The ratio of non-performing individual loans would increase from a current 5.8 percent to 7.3 percent in a one-year time horizon under a worst-case scenario of a 200- basis- point increase in interest rates, according to the December 2017 Financial Stability Report released by the National Bank of Romania (BNR) on Monday. 

"Preliminary estimates show that the ratio of non-performing individual loans would increase from a current 5.8 percent to 7.3 percent over a one-year horizon under a worst-case scenario of an increase in the interest rates by 200 basis points. Under such circumstances, debtors should be permanently informed of the risks they may face in the medium run to prevent indebtedness where they may subsequently face problems in repaying their financial debts. Thus, debtors would be better protected in the medium run if they required more loan agreements on fixed interest," the report says. 

According to the document, most mortgage debtors would experience a potential interest rate shock in real time.

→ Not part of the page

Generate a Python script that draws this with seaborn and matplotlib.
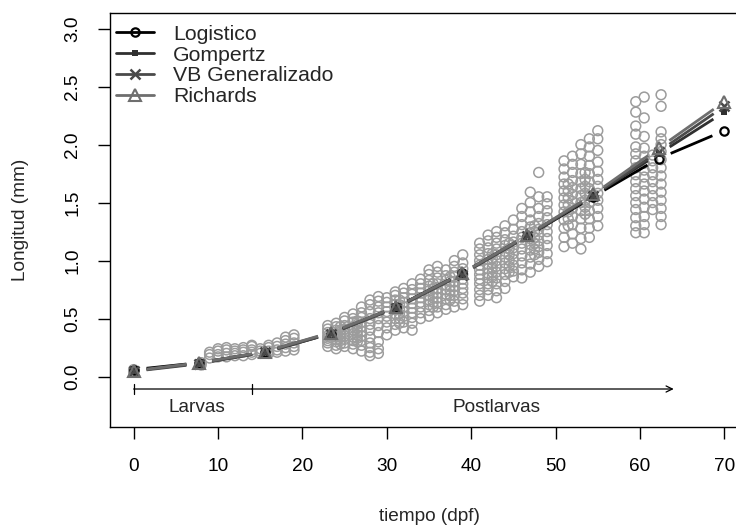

Interest on 95 percent of the newly granted mortgage loans is variable, while interest on 58 percent of personal loans granted January-September 2017 is fixed. 

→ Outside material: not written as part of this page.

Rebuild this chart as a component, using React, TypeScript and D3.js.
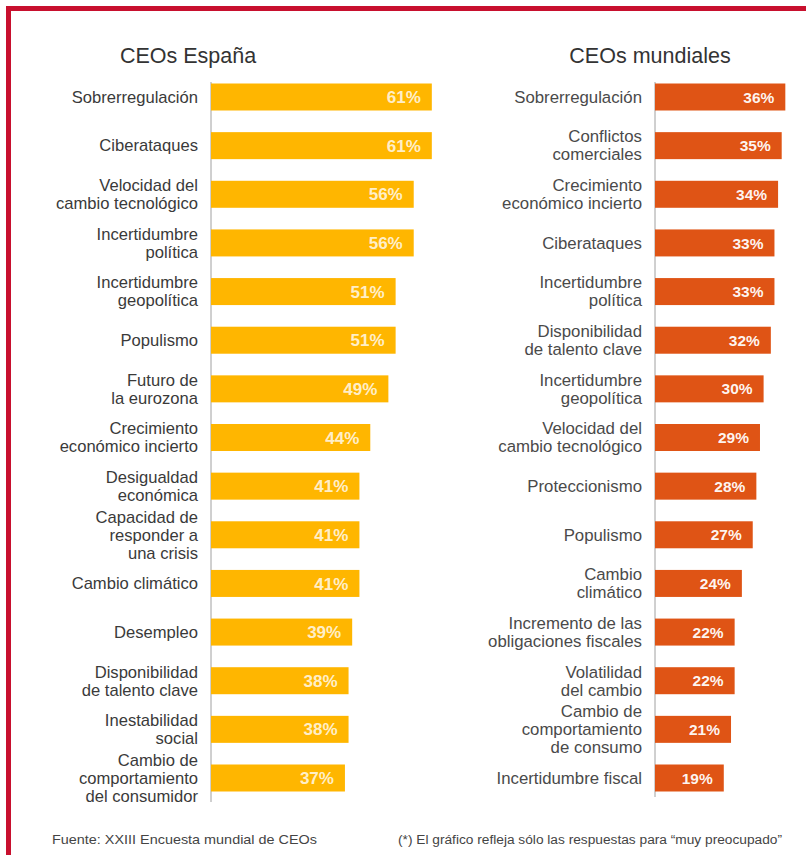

According to BNR, the interest rate risk is more pronounced in the case of mortgages, relative to personal loans, due to their longer maturities (up to 30 years versus 5 years on average) at much higher values. At the same time, the interest shock that borrowers whose interest rate has been fixed for the first five years of the repayment may be more significant when fixed interest on mortgages changes into variable interest (5-year fixed interest mortgages make up 3 percent of new loans, January to September 2017). 

The report also states that borrowers are exposed to macroeconomic risks as personal income declines. Under the present circumstances, a 6-percent decrease in the income of indebted persons may lead to an increase in the indebtedness by up to 2 percentage points. Moreover, this impact may lead to the materialisation of a significant failure in time, as could be seen in the case of indebted public administration employees, who had to put up with 25-percent wage cuts in July 2010, amidst an economic crisis. 

"Given that the rise in household indebtedness may be a vulnerability in financial stability, with potentially significant negative effects on both the financial system and future economic growth, the National Macro-prudential Supervisory Committee issued a recommendation in October 2017 to the Ministry of Public Finance and the National Bank of Romania to form a working group to deepen this subject, in view of possible future action to contain excessive household indebtedness," the report says.